Stock buybacks have played a role as well. Crocs has repurchased shares to return capital to investors and offset dilution from equity compensation programs. The timing and scale of these buybacks impact market perception, particularly when weighed against reinvestment in growth.

Market Position Among Competitors

Crocs’ acquisition of Hey Dude strengthened its position in the casual footwear market, but competition remains intense. Brands like Skechers, Birkenstock, and Allbirds offer alternative comfort-focused designs that appeal to similar demographics. Skechers benefits from an extensive retail presence, while Birkenstock’s strong brand heritage gives it a loyal customer base.

Hey Dude has sought differentiation through its lightweight construction and relaxed styling, catering to demand for easy-to-wear, travel-friendly footwear. However, competitors have expanded their own slip-on and comfort-driven offerings, increasing pressure on Hey Dude to maintain market share.

International expansion presents both an opportunity and a challenge. Brands like Hoka and On Running have scaled rapidly in global markets, demonstrating growth potential. Hey Dude’s success internationally will depend on brand positioning, distribution strategy, and product innovation.

Investor Observations

Investor confidence in Crocs has fluctuated as the market assesses the long-term impact of the Hey Dude acquisition. Analysts have scrutinized the brand’s contribution to overall revenue and profitability, particularly given recent sales slowdowns. While Crocs’ core business remains strong, questions persist about whether Hey Dude can sustain growth or if it will become a drag on financial performance.

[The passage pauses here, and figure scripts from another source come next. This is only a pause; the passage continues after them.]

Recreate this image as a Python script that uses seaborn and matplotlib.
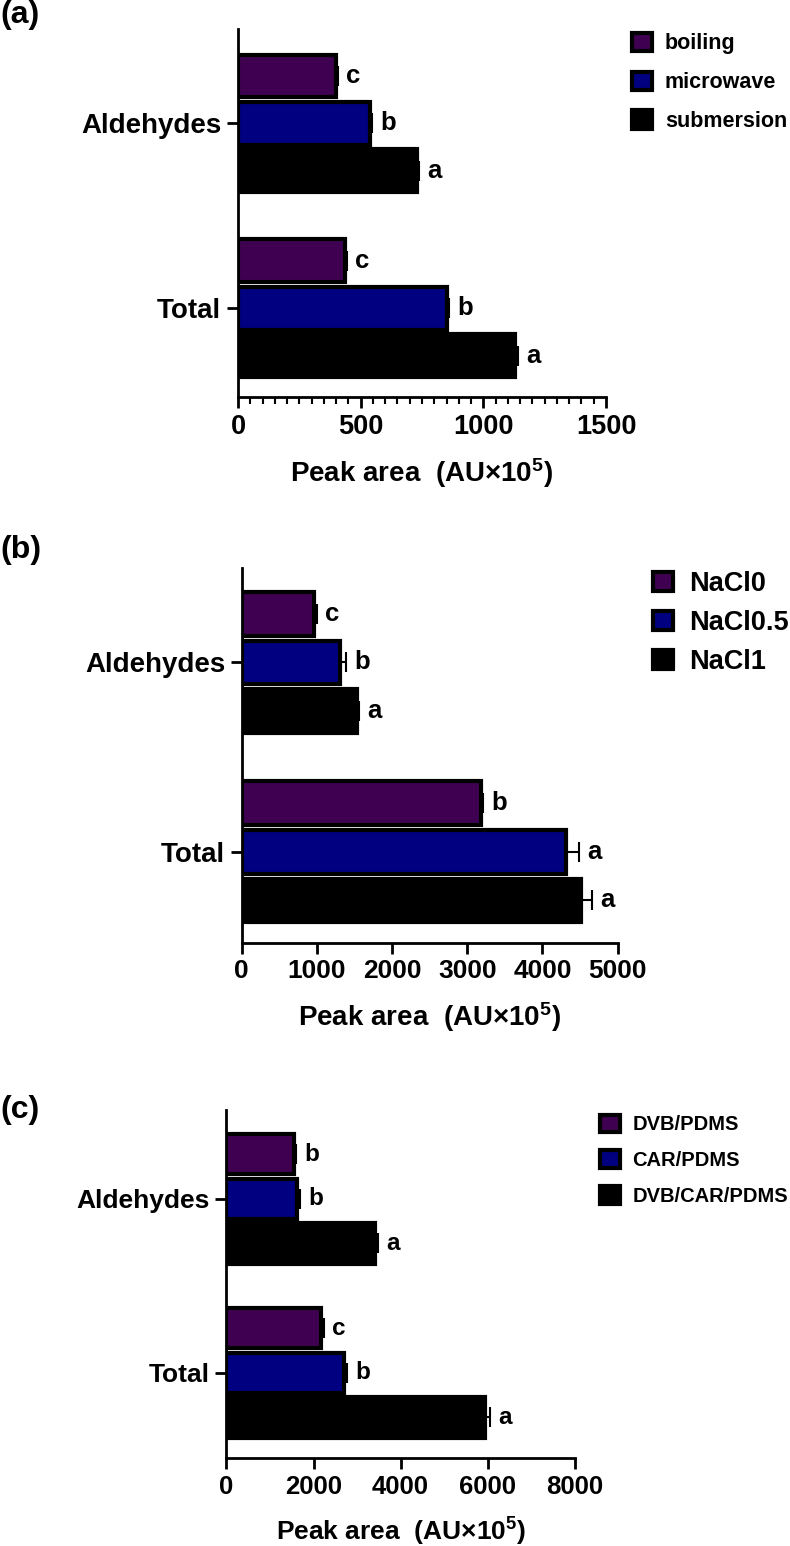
import matplotlib
matplotlib.use('Agg')
import matplotlib.pyplot as plt
from matplotlib.ticker import MultipleLocator
import seaborn as sns
import pandas as pd

# shared categories
categories = ['Aldehydes', 'Total']

# panel (a): cooking method
methods_a = ['boiling', 'microwave', 'submersion']
boiling_a = [398, 435]
microwave_a = [538, 852]
submersion_a = [728, 1130]
err_a = [[8, 8], [9, 9], [8, 11]]
letters_a = [['c', 'c'], ['b', 'b'], ['a', 'a']]

# panel (b): salt
methods_b = ['NaCl0', 'NaCl0.5', 'NaCl1']
nacl0_b = [966, 3183]
nacl05_b = [1307, 4310]
nacl1_b = [1534, 4509]
err_b = [[30, 31], [76, 181], [27, 146]]
letters_b = [['c', 'b'], ['b', 'a'], ['a', 'a']]

# panel (c): fibre
methods_c = ['DVB/PDMS', 'CAR/PDMS', 'DVB/CAR/PDMS']
dvb_c = [1558, 2171]
car_c = [1620, 2700]
dvbcar_c = [3412, 5932]
err_c = [[46, 69], [62, 69], [69, 129]]
letters_c = [['b', 'c'], ['b', 'b'], ['a', 'a']]

colors = ['#400052', '#000080', '#000000']

sns.set_style('ticks')
plt.rcParams['font.family'] = ['Liberation Sans', 'DejaVu Sans']
plt.rcParams['font.weight'] = 'bold'
plt.rcParams['mathtext.fontset'] = 'custom'
plt.rcParams['mathtext.bf'] = 'Liberation Sans:bold'
plt.rcParams['mathtext.rm'] = 'Liberation Sans:bold'
plt.rcParams['mathtext.default'] = 'bf'
for k in ['text.color', 'axes.labelcolor', 'xtick.color', 'ytick.color',
          'axes.edgecolor']:
    plt.rcParams[k] = 'black'


def make_df(methods, series):
    rows = []
    for m, vals in zip(methods, series):
        for c, v in zip(categories, vals):
            rows.append({'Category': c, 'Method': m, 'Peak': v})
    return pd.DataFrame(rows)


def panel(fig, rect, methods, series, errs, letters, xmax, xstep, ylim,
          fs, tfs, leg_fs, leg_pos, leg_sp, minor=None):
    ax = fig.add_axes(rect)
    df = make_df(methods, series)
    sns.barplot(data=df, y='Category', x='Peak', hue='Method', orient='h',
                order=categories, hue_order=methods, palette=colors,
                saturation=1, errorbar=None, width=0.77, gap=0.1,
                edgecolor='black', linewidth=3, ax=ax)
    bar_conts = list(ax.containers)
    for i, cont in enumerate(bar_conts):
        for j, bar in enumerate(cont):
            v = bar.get_width()
            yc = bar.get_y() + bar.get_height() / 2
            e = errs[i][j]
            ax.errorbar(v, yc, xerr=[[0], [e]], fmt='none', ecolor='black',
                        elinewidth=1.5, capsize=7, capthick=1.5)
            ax.annotate(letters[i][j], (v + e, yc), xytext=(6, 0),
                        textcoords='offset points', va='center', ha='left',
                        fontsize=fs - 1.5, fontweight='bold')
    ax.set_xlim(0, xmax)
    ax.set_ylim(*ylim)
    ax.xaxis.set_major_locator(MultipleLocator(xstep))
    if minor:
        ax.xaxis.set_minor_locator(MultipleLocator(minor))
        ax.tick_params(axis='x', which='minor', length=5, width=1.5)
    ax.tick_params(axis='both', which='major', length=8, width=2, pad=4)
    ax.tick_params(axis='x', labelsize=tfs)
    ax.tick_params(axis='y', labelsize=fs)
    for lab in ax.get_xticklabels() + ax.get_yticklabels():
        lab.set_fontweight('bold')
    for s in ['left', 'bottom']:
        ax.spines[s].set_linewidth(2)
    sns.despine(ax=ax)
    ax.set_ylabel('')
    ax.set_xlabel('Peak area  (AU×10$^{5}$)', fontsize=fs, fontweight='bold',
                  labelpad=12)
    hsize = 20 / (leg_fs * 100 / 72)
    handles, labels = ax.get_legend_handles_labels()
    ax.legend(handles, labels, loc='upper left', bbox_to_anchor=leg_pos,
              bbox_transform=fig.transFigure, frameon=False,
              prop={'size': leg_fs, 'weight': 'bold'}, handlelength=hsize,
              handleheight=hsize, handletextpad=0.6, labelspacing=leg_sp,
              borderpad=0, borderaxespad=0)
    return ax


fig = plt.figure(figsize=(7.9, 15.46), dpi=100)

panel(fig, [0.3013, 0.7432, 0.4658, 0.238], methods_a,
      [boiling_a, microwave_a, submersion_a], err_a, letters_a,
      1500, 500, (1.48, -0.51), 20, 19.5, 15.5, (0.80, 0.9787), 0.8,
      minor=50)
panel(fig, [0.306, 0.3902, 0.4758, 0.2426], methods_b,
      [nacl0_b, nacl05_b, nacl1_b], err_b, letters_b,
      5000, 1000, (1.48, -0.50), 20, 19, 19.5, (0.8266, 0.6307), 0.48)
panel(fig, [0.2867, 0.0569, 0.4408, 0.2251], methods_c,
      [dvb_c, car_c, dvbcar_c], err_c, letters_c,
      8000, 2000, (1.49, -0.51), 19, 18.5, 14.5, (0.760, 0.2791), 0.8)

fig.text(0.0, 1.0, '(a)', fontsize=23, fontweight='bold', va='top', ha='left')
fig.text(0.0, 1 - 535 / 1546, '(b)', fontsize=23, fontweight='bold', va='top', ha='left')
fig.text(0.0, 1 - 1095 / 1546, '(c)', fontsize=23, fontweight='bold', va='top', ha='left')

fig.savefig('out.png', dpi=100)
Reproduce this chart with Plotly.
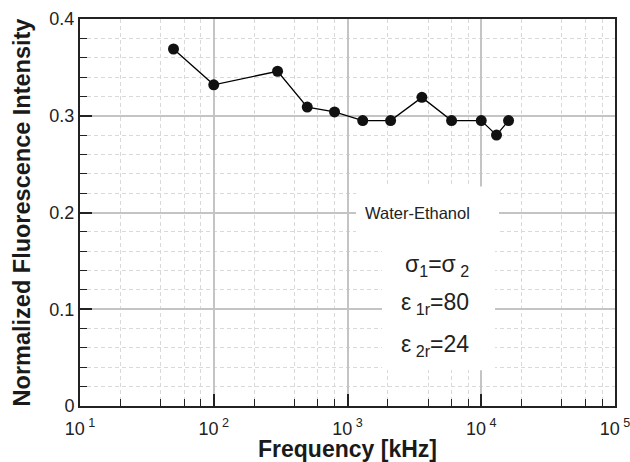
import plotly.graph_objects as go

# Data
frequency_khz = [50, 100, 300, 500, 800, 1300, 2100, 3600, 6000, 10000, 13000, 16000]
intensity = [0.369, 0.332, 0.346, 0.309, 0.304, 0.295, 0.295, 0.319, 0.295, 0.295, 0.280, 0.295]

x_tick_vals = [10, 100, 1000, 10000, 100000]
x_tick_text = ["10<sup> 1</sup>", "10<sup> 2</sup>", "10<sup> 3</sup>", "10<sup> 4</sup>", "10<sup> 5</sup>"]
x_minor_mult = [2, 4, 6, 8]
y_tick_vals = [0, 0.1, 0.2, 0.3, 0.4]
y_tick_text = ["0", "0.1", "0.2", "0.3", "0.4"]

FONT = "Liberation Sans, Arial, Helvetica, sans-serif"

x_minor_vals = [m * d for d in x_tick_vals[:-1] for m in x_minor_mult]

fig = go.Figure()
fig.add_trace(go.Scatter(
    x=frequency_khz, y=intensity, mode="lines+markers",
    line=dict(color="black", width=1.3),
    marker=dict(color="#111", size=11),
    showlegend=False,
))

grid_major = "#c4c4c4"
grid_minor = "#d9d9d9"

fig.update_xaxes(
    type="log", range=[1, 5],
    tickmode="array", tickvals=x_tick_vals, ticktext=x_tick_text,
    ticks="inside", ticklen=12, tickwidth=1.5, tickcolor="#222",
    showgrid=True, gridcolor=grid_major, gridwidth=1.5,
    minor=dict(tickmode="array", tickvals=x_minor_vals, ticks="inside", ticklen=7,
               tickwidth=1.2, tickcolor="#222", showgrid=True, gridcolor=grid_minor,
               gridwidth=1, griddash="4px,3px"),
    showline=True, linecolor="#222", linewidth=2, mirror=True,
    tickfont=dict(family=FONT, size=18, color="#222"),
    ticklabelstandoff=5, ticklabeloverflow="allow",
    title=dict(text="<b>Frequency [kHz]</b>", font=dict(family=FONT, size=23, color="#1a1a1a"), standoff=1),
    zeroline=False,
)
fig.update_yaxes(
    range=[0, 0.4],
    tickmode="array", tickvals=y_tick_vals, ticktext=y_tick_text,
    ticks="inside", ticklen=12, tickwidth=1.5, tickcolor="#222",
    showgrid=True, gridcolor=grid_major, gridwidth=1.5,
    minor=dict(dtick=0.02, ticks="inside", ticklen=7, tickwidth=1.2, tickcolor="#222",
               showgrid=True, gridcolor=grid_minor, gridwidth=1, griddash="4px,3px"),
    showline=True, linecolor="#222", linewidth=2, mirror=True,
    tickfont=dict(family=FONT, size=18, color="#222"),
    title=dict(text="<b>Normalized Fluorescence Intensity</b>", font=dict(family=FONT, size=23.5, color="#1a1a1a"), standoff=12),
    zeroline=False,
)

# white backgrounds behind the annotation text (between grid and traces)
fig.add_shape(type="rect", xref="x", yref="y", x0=10**3.064, x1=10**4.133, y0=0.171, y1=0.227,
              fillcolor="white", line=dict(width=0), layer="between")
fig.add_shape(type="rect", xref="x", yref="y", x0=10**3.258, x1=10**4.103, y0=0.037, y1=0.172,
              fillcolor="white", line=dict(width=0), layer="between")

fig.add_annotation(x=3.527, y=0.2, xref="x", yref="y", text="Water-Ethanol", showarrow=False,
                   font=dict(family=FONT, size=16.5, color="#222"), xanchor="center", yanchor="middle")
labels = ["σ<sub>1</sub>=σ<sub> 2</sub>", "ε<sub> 1r</sub>=80", "ε<sub> 2r</sub>=24"]
label_y = [0.145, 0.106, 0.063]
for t, yy in zip(labels, label_y):
    fig.add_annotation(x=3.92, y=yy, xref="x", yref="y", text=t, showarrow=False,
                       font=dict(family=FONT, size=23, color="#222"), xanchor="right", yanchor="middle")

fig.update_layout(
    width=630, height=462,
    margin=dict(l=80, r=15, t=19, b=56, autoexpand=False),
    plot_bgcolor="white", paper_bgcolor="white",
)

fig.write_html("out.html")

Stock valuation metrics, including price-to-earnings and enterprise value-to-EBITDA ratios, have reflected these concerns, with periods of volatility driven by earnings reports and forward guidance. Institutional investors have closely monitored Crocs’ inventory management and marketing investments to gauge the company’s ability to drive long-term shareholder value. The broader footwear industry’s performance, along with consumer spending trends, will continue to influence investor sentiment regarding Crocs and its Hey Dude acquisition.